WORK TO COMPLETE
Provide the count of lines that hold "this" and no other output.

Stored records
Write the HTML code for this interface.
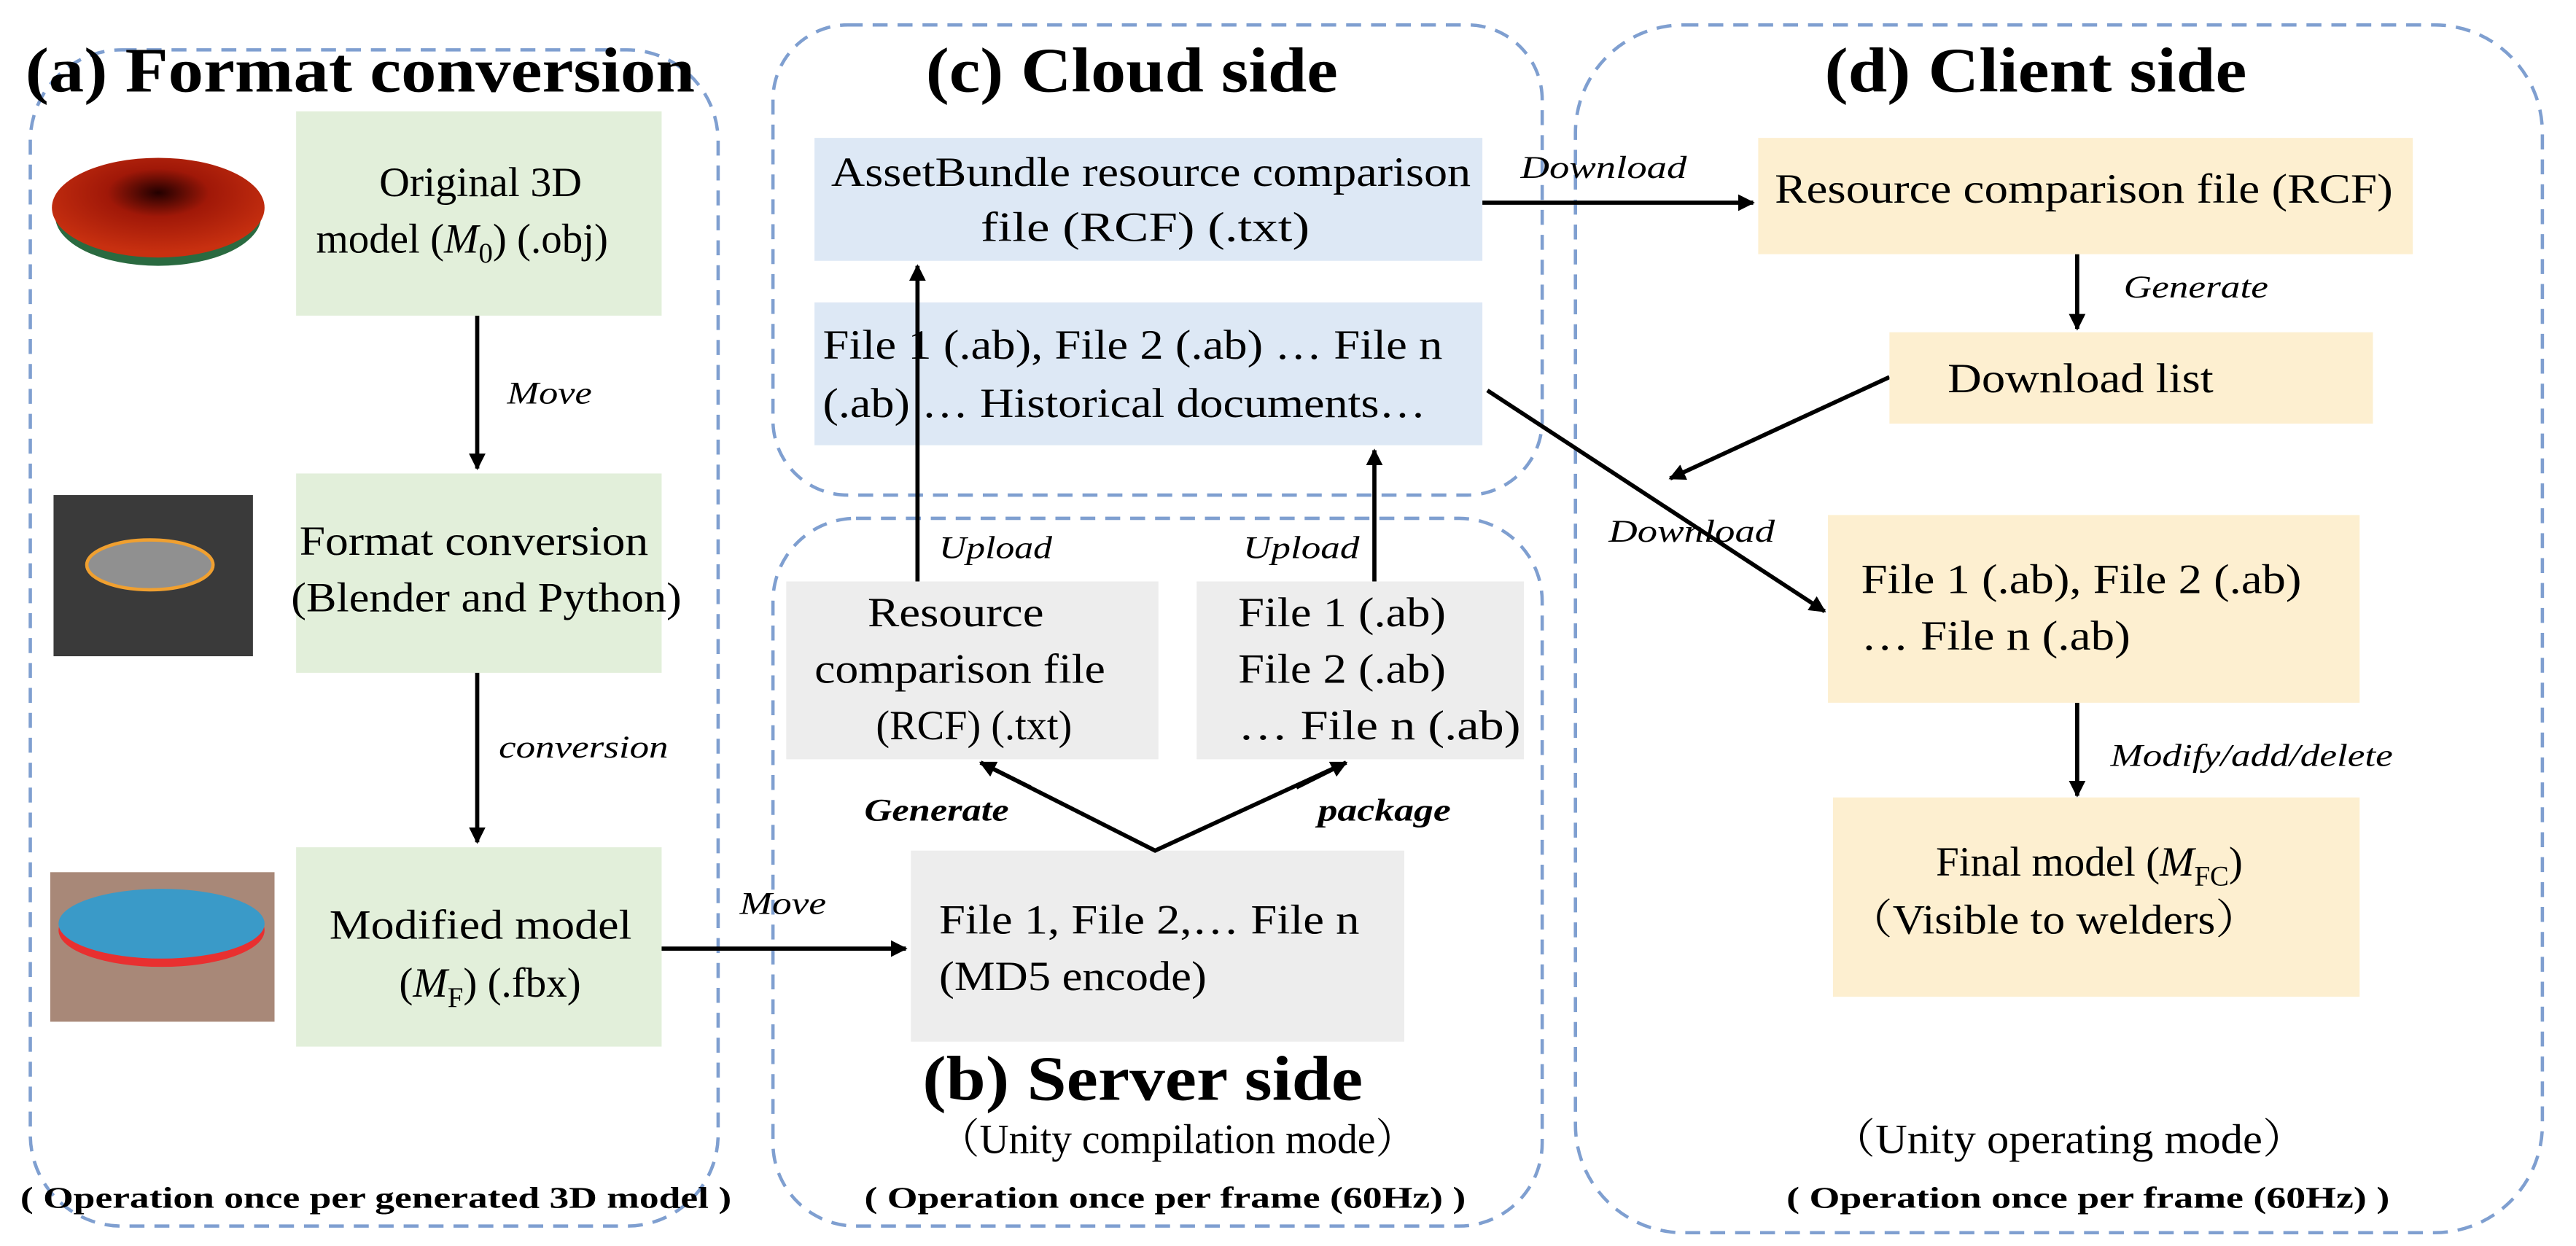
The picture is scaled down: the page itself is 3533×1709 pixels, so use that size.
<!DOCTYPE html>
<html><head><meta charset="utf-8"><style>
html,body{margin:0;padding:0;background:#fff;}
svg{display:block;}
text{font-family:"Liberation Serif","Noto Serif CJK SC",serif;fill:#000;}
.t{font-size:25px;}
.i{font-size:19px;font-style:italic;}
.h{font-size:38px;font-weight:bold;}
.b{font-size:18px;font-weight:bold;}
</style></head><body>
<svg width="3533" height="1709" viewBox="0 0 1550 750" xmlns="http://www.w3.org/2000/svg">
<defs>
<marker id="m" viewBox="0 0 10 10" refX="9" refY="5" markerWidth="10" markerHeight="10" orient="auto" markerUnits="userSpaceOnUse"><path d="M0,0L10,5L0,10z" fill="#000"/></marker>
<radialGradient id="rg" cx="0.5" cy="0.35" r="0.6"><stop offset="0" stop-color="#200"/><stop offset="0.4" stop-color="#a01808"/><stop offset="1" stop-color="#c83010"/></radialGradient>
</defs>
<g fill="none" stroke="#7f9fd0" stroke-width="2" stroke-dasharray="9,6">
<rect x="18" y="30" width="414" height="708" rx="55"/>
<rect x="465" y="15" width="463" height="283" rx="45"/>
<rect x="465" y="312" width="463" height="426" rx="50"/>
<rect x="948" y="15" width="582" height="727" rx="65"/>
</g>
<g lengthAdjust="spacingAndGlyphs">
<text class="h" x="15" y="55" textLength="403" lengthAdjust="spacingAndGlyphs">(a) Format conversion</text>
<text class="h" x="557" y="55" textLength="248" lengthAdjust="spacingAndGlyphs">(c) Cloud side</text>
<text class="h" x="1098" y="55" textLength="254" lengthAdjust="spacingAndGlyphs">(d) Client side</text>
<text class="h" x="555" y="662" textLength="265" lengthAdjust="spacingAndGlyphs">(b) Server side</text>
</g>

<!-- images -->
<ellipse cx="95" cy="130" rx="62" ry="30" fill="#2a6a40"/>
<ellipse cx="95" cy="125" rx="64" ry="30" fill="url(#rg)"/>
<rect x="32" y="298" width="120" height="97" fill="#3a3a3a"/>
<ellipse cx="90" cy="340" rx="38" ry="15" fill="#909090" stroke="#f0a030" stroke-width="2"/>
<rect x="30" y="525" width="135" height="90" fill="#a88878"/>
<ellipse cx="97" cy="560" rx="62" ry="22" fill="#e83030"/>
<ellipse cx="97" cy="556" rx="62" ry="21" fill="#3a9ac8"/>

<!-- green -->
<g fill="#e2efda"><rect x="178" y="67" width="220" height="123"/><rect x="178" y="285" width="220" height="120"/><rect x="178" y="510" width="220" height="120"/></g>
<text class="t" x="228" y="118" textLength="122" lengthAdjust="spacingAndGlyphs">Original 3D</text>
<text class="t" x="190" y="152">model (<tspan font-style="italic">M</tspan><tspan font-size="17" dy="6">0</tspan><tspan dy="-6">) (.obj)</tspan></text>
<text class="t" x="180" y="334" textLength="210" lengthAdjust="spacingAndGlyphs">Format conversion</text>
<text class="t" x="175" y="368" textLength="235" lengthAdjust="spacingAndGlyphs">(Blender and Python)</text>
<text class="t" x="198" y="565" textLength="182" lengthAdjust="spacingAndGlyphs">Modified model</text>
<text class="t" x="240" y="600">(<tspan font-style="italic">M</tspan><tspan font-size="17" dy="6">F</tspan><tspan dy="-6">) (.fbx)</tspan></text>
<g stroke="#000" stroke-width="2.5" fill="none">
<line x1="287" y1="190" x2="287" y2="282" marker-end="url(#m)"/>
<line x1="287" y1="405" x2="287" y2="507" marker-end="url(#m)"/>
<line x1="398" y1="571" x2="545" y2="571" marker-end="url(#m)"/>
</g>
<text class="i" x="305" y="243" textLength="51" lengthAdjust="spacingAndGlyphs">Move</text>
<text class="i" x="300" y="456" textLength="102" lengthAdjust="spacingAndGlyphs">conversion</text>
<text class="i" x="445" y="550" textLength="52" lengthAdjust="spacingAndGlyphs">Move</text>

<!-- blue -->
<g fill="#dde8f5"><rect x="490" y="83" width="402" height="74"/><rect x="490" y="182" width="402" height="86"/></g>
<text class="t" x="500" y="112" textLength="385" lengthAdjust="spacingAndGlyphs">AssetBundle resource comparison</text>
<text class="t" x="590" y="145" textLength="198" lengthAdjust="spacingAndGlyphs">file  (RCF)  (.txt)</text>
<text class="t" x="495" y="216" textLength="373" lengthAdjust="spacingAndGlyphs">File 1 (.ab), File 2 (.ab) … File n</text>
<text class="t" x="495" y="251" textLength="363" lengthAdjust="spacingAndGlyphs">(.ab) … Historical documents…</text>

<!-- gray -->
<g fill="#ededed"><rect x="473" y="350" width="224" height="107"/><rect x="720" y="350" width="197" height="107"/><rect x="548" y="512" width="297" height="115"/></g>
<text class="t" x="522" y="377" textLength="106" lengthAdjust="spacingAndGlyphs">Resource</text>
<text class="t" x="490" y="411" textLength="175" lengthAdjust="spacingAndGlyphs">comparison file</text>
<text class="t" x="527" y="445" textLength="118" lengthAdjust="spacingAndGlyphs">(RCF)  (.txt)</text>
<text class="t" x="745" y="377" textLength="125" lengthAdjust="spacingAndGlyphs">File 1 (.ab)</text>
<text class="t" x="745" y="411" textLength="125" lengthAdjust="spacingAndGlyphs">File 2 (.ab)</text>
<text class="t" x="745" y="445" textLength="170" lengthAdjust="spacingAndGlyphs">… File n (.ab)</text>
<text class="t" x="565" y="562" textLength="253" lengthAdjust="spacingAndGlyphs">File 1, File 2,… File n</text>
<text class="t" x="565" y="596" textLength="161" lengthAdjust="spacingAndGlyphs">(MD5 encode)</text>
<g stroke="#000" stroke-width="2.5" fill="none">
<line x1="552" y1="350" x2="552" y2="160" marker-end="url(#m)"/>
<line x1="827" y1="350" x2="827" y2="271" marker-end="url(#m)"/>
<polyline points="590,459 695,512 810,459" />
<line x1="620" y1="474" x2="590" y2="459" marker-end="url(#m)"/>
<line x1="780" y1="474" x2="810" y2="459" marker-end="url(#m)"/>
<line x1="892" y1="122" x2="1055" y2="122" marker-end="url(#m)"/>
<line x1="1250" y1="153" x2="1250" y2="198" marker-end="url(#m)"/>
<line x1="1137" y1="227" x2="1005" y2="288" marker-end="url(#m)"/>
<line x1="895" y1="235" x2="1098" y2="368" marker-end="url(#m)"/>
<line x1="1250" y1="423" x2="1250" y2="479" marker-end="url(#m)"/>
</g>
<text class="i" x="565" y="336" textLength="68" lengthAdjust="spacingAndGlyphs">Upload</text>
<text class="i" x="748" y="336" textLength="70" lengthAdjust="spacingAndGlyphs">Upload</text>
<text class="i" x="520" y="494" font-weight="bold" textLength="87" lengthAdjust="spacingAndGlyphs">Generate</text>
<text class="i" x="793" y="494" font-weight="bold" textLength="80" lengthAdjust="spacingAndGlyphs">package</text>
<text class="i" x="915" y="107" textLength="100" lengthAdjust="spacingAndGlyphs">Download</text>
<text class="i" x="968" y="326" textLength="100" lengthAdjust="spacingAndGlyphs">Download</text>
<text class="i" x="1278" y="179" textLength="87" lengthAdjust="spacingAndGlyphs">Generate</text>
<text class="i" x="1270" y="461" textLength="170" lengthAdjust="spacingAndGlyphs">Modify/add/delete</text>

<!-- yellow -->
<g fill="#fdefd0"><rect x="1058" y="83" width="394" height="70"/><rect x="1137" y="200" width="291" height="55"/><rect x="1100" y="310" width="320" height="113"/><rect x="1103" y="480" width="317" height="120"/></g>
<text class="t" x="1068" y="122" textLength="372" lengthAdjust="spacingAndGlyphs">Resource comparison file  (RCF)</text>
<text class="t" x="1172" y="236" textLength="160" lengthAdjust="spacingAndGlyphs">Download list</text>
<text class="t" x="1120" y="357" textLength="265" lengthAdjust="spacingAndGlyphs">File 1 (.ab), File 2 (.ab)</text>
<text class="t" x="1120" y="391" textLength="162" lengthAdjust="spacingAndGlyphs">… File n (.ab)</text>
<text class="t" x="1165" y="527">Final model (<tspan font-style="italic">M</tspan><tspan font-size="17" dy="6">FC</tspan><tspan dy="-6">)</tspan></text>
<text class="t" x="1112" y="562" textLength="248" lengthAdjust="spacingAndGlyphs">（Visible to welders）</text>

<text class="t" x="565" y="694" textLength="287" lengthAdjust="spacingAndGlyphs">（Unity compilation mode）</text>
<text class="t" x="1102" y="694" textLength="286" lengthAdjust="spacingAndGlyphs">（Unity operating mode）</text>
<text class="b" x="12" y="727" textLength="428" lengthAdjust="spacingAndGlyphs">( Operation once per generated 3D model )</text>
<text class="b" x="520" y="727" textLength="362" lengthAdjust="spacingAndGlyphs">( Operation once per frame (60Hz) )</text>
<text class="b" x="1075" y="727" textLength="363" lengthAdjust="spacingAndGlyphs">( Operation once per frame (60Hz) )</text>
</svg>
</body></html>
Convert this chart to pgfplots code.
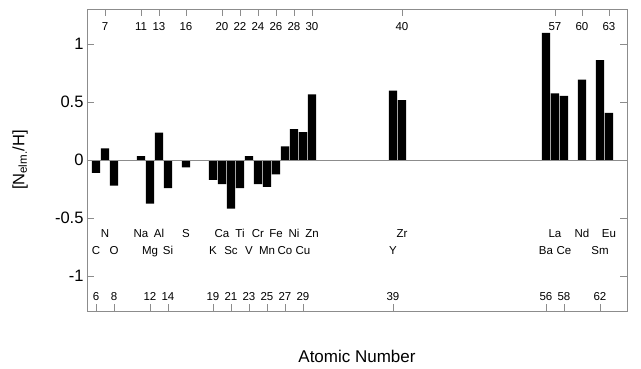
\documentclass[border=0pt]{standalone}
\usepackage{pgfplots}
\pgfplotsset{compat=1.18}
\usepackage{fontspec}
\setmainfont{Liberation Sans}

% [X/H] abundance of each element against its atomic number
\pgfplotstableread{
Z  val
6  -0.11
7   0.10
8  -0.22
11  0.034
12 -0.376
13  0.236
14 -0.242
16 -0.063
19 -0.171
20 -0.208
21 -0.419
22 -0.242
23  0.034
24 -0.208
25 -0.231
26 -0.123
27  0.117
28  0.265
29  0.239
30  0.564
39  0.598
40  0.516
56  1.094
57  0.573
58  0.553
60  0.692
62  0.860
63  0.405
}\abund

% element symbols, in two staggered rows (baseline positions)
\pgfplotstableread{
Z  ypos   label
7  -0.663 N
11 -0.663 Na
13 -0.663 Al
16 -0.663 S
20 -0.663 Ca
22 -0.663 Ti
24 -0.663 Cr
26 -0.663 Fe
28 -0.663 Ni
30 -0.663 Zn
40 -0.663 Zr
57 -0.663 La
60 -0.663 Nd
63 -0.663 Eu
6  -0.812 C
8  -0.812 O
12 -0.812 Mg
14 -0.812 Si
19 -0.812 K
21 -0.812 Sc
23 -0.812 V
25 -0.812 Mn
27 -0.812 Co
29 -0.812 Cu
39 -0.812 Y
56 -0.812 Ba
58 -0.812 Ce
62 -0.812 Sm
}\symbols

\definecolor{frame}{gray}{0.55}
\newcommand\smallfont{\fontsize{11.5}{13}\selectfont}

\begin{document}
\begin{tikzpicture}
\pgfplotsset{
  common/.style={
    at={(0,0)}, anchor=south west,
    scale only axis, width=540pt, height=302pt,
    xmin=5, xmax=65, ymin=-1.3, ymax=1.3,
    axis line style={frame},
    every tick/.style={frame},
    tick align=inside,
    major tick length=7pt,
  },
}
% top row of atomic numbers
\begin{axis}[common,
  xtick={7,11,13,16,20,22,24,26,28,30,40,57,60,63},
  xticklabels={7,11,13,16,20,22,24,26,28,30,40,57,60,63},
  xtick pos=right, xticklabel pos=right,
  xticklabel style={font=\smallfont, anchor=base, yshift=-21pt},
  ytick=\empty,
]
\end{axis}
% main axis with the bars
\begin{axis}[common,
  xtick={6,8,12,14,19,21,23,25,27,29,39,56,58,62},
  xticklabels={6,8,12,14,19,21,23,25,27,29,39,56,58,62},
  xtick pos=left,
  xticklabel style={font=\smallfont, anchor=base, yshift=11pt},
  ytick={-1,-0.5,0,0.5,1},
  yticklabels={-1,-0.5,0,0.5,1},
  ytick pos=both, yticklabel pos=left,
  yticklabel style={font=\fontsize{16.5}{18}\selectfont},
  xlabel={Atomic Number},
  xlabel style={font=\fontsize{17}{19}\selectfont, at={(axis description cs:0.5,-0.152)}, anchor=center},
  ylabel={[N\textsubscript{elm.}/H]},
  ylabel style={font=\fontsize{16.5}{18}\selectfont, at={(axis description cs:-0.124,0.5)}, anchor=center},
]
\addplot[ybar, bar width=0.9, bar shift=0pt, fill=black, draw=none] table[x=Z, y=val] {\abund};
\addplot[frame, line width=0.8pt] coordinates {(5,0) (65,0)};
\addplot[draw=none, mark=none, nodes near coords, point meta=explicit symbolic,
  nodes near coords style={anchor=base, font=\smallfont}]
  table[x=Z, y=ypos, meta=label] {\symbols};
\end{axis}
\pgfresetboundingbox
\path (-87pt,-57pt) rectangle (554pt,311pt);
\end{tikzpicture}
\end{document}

ANSWER TO THE PROBLEM
2